Jaron Lanier has been a part of the Internet long enough to actually understand how it works. A computer programmer, in the 1980s, Lanier was working towards making virtual reality less virtual and more of a reality. He got some distance and is now widely known as the father of virtual reality.

In the last two decades, Lanier has written books on the Internet, extensively discussed the philosophy of computer programming, worked at Microsoft Research as an interdisciplinary scientist, and managed to compose classical music—he even opened for Bob Dylan. With all of that going on, Lanier was named one of the 100 most influential people in the world by Time magazine in 2010.

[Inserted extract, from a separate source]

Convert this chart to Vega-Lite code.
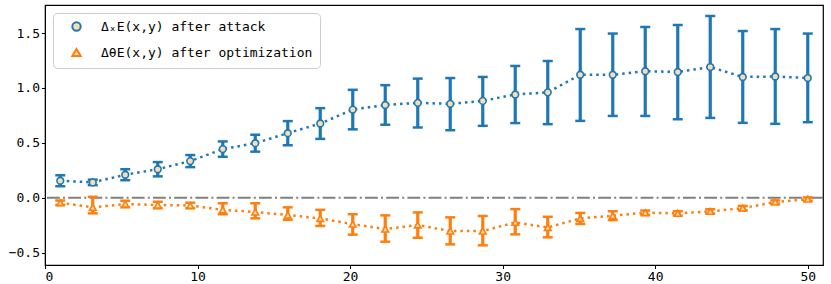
{
  "$schema": "https://vega.github.io/schema/vega-lite/v6.json",
  "width": 778,
  "height": 260,
  "autosize": {"type": "none"},
  "padding": {"left": 45, "top": 5, "right": 8, "bottom": 19},
  "background": "white",
  "config": {
    "view": {"stroke": "black", "strokeWidth": 1.2},
    "axis": {
      "grid": false,
      "domainColor": "black",
      "tickColor": "black",
      "tickSize": 3.5,
      "labelFont": "DejaVu Sans Mono",
      "labelFontSize": 13,
      "labelColor": "black",
      "title": null
    },
    "legend": {
      "orient": "top-left",
      "offset": 8,
      "padding": 7,
      "fillColor": "rgba(255,255,255,0.8)",
      "strokeColor": "#cccccc",
      "cornerRadius": 4,
      "labelFont": "DejaVu Sans Mono",
      "labelFontSize": 13,
      "labelColor": "black",
      "labelLimit": 0,
      "symbolSize": 70,
      "symbolStrokeWidth": 2,
      "symbolOffset": 10,
      "labelOffset": 18,
      "rowPadding": 9,
      "title": null
    }
  },
  "data": {
    "values": [
      {"x": 1.0, "v": 0.155, "lo": 0.105, "hi": 0.205, "s": "attack"},
      {"x": 3.1304, "v": 0.14, "lo": 0.115, "hi": 0.165, "s": "attack"},
      {"x": 5.2609, "v": 0.21, "lo": 0.16, "hi": 0.26, "s": "attack"},
      {"x": 7.3913, "v": 0.26, "lo": 0.195, "hi": 0.325, "s": "attack"},
      {"x": 9.5217, "v": 0.334, "lo": 0.279, "hi": 0.389, "s": "attack"},
      {"x": 11.6522, "v": 0.443, "lo": 0.373, "hi": 0.513, "s": "attack"},
      {"x": 13.7826, "v": 0.497, "lo": 0.42, "hi": 0.574, "s": "attack"},
      {"x": 15.913, "v": 0.588, "lo": 0.478, "hi": 0.698, "s": "attack"},
      {"x": 18.0435, "v": 0.676, "lo": 0.536, "hi": 0.816, "s": "attack"},
      {"x": 20.1739, "v": 0.803, "lo": 0.623, "hi": 0.983, "s": "attack"},
      {"x": 22.3043, "v": 0.845, "lo": 0.665, "hi": 1.025, "s": "attack"},
      {"x": 24.4348, "v": 0.864, "lo": 0.64, "hi": 1.085, "s": "attack"},
      {"x": 26.5652, "v": 0.855, "lo": 0.615, "hi": 1.09, "s": "attack"},
      {"x": 28.6957, "v": 0.882, "lo": 0.655, "hi": 1.1, "s": "attack"},
      {"x": 30.8261, "v": 0.94, "lo": 0.68, "hi": 1.2, "s": "attack"},
      {"x": 32.9565, "v": 0.96, "lo": 0.67, "hi": 1.245, "s": "attack"},
      {"x": 35.087, "v": 1.12, "lo": 0.7, "hi": 1.536, "s": "attack"},
      {"x": 37.2174, "v": 1.12, "lo": 0.745, "hi": 1.495, "s": "attack"},
      {"x": 39.3478, "v": 1.152, "lo": 0.745, "hi": 1.555, "s": "attack"},
      {"x": 41.4783, "v": 1.145, "lo": 0.715, "hi": 1.573, "s": "attack"},
      {"x": 43.6087, "v": 1.19, "lo": 0.727, "hi": 1.655, "s": "attack"},
      {"x": 45.7391, "v": 1.1, "lo": 0.682, "hi": 1.518, "s": "attack"},
      {"x": 47.8696, "v": 1.104, "lo": 0.673, "hi": 1.536, "s": "attack"},
      {"x": 50.0, "v": 1.09, "lo": 0.688, "hi": 1.495, "s": "attack"},
      {"x": 1.0, "v": -0.045, "lo": -0.065, "hi": -0.025, "s": "optimization"},
      {"x": 3.1304, "v": -0.087, "lo": -0.142, "hi": 0.009, "s": "optimization"},
      {"x": 5.2609, "v": -0.057, "lo": -0.087, "hi": -0.027, "s": "optimization"},
      {"x": 7.3913, "v": -0.066, "lo": -0.096, "hi": -0.036, "s": "optimization"},
      {"x": 9.5217, "v": -0.07, "lo": -0.095, "hi": -0.045, "s": "optimization"},
      {"x": 11.6522, "v": -0.11, "lo": -0.15, "hi": -0.05, "s": "optimization"},
      {"x": 13.7826, "v": -0.13, "lo": -0.187, "hi": -0.05, "s": "optimization"},
      {"x": 15.913, "v": -0.157, "lo": -0.2, "hi": -0.087, "s": "optimization"},
      {"x": 18.0435, "v": -0.188, "lo": -0.257, "hi": -0.11, "s": "optimization"},
      {"x": 20.1739, "v": -0.24, "lo": -0.336, "hi": -0.15, "s": "optimization"},
      {"x": 22.3043, "v": -0.285, "lo": -0.4, "hi": -0.16, "s": "optimization"},
      {"x": 24.4348, "v": -0.248, "lo": -0.364, "hi": -0.133, "s": "optimization"},
      {"x": 26.5652, "v": -0.303, "lo": -0.424, "hi": -0.178, "s": "optimization"},
      {"x": 28.6957, "v": -0.303, "lo": -0.433, "hi": -0.166, "s": "optimization"},
      {"x": 30.8261, "v": -0.224, "lo": -0.333, "hi": -0.103, "s": "optimization"},
      {"x": 32.9565, "v": -0.27, "lo": -0.36, "hi": -0.173, "s": "optimization"},
      {"x": 35.087, "v": -0.188, "lo": -0.238, "hi": -0.138, "s": "optimization"},
      {"x": 37.2174, "v": -0.163, "lo": -0.203, "hi": -0.123, "s": "optimization"},
      {"x": 39.3478, "v": -0.136, "lo": -0.156, "hi": -0.116, "s": "optimization"},
      {"x": 41.4783, "v": -0.142, "lo": -0.162, "hi": -0.122, "s": "optimization"},
      {"x": 43.6087, "v": -0.124, "lo": -0.144, "hi": -0.104, "s": "optimization"},
      {"x": 45.7391, "v": -0.094, "lo": -0.114, "hi": -0.074, "s": "optimization"},
      {"x": 47.8696, "v": -0.039, "lo": -0.054, "hi": -0.024, "s": "optimization"},
      {"x": 50.0, "v": -0.012, "lo": -0.027, "hi": 0.003, "s": "optimization"}
    ]
  },
  "layer": [
    {
      "data": {"values": [{"z": 0}]},
      "mark": {"type": "rule", "color": "#808080", "strokeWidth": 2, "strokeDash": [12.8, 3.2, 2, 3.2]},
      "encoding": {"y": {"field": "z", "type": "quantitative"}}
    },
    {
      "mark": {"type": "line", "strokeWidth": 2.5, "strokeDash": [2.5, 4]},
      "encoding": {
        "x": {
          "field": "x",
          "type": "quantitative",
          "scale": {"domain": [0, 51], "nice": false, "zero": false},
          "axis": {"values": [0, 10, 20, 30, 40, 50], "format": "d"}
        },
        "y": {
          "field": "v",
          "type": "quantitative",
          "scale": {"domain": [-0.612, 1.755], "nice": false, "zero": false},
          "axis": {"values": [-0.5, 0, 0.5, 1, 1.5], "format": ".1f"}
        },
        "detail": {"field": "s", "type": "nominal"},
        "color": {"condition": {"test": "datum.s == 'attack'", "value": "#1f77b4"}, "value": "#ff7f0e"}
      }
    },
    {
      "mark": {"type": "rule", "strokeWidth": 3.2},
      "encoding": {
        "x": {"field": "x", "type": "quantitative"},
        "y": {"field": "lo", "type": "quantitative"},
        "y2": {"field": "hi"},
        "color": {"condition": {"test": "datum.s == 'attack'", "value": "#1f77b4"}, "value": "#ff7f0e"}
      }
    },
    {
      "mark": {"type": "tick", "orient": "horizontal", "size": 10, "thickness": 2.5, "opacity": 1},
      "encoding": {
        "x": {"field": "x", "type": "quantitative"},
        "y": {"field": "lo", "type": "quantitative"},
        "color": {"condition": {"test": "datum.s == 'attack'", "value": "#1f77b4"}, "value": "#ff7f0e"}
      }
    },
    {
      "mark": {"type": "tick", "orient": "horizontal", "size": 10, "thickness": 2.5, "opacity": 1},
      "encoding": {
        "x": {"field": "x", "type": "quantitative"},
        "y": {"field": "hi", "type": "quantitative"},
        "color": {"condition": {"test": "datum.s == 'attack'", "value": "#1f77b4"}, "value": "#ff7f0e"}
      }
    },
    {
      "mark": {"type": "point", "filled": false, "fill": "#f5deb3", "fillOpacity": 1, "strokeWidth": 1.6, "size": 45, "opacity": 1},
      "encoding": {
        "x": {"field": "x", "type": "quantitative"},
        "y": {"field": "v", "type": "quantitative"},
        "color": {
          "field": "s",
          "type": "nominal",
          "scale": {"domain": ["attack", "optimization"], "range": ["#1f77b4", "#ff7f0e"]},
          "legend": {
            "labelExpr": "datum.value == 'attack' ? 'ΔₓE(x,y) after attack' : 'ΔθE(x,y) after optimization'"
          }
        },
        "shape": {
          "field": "s",
          "type": "nominal",
          "scale": {"domain": ["attack", "optimization"], "range": ["circle", "triangle-up"]}
        }
      }
    }
  ]
}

Lanier is a typical Silicon Valley achiever. An insider, even. Minus one big exception. Lanier hates social media. Despises it for what it has come to be. And so he is not on it. Nowhere. No Facebook. No Twitter. No Instagram. Nothing. In his most recent book, Ten Arguments for Deleting Your Social Media Accounts Right Now, Lanier makes a compelling case for why you should quit.

Many of his points seem all too familiar: Social media deprives you of free will, using algorithms designed to subtly modify your behavior. Social media wants to get you addicted. Social media turns people into assholes, says Lanier. It destroys your capacity for empathy by creating online filter bubbles or echo chambers. Social media distorts the truth.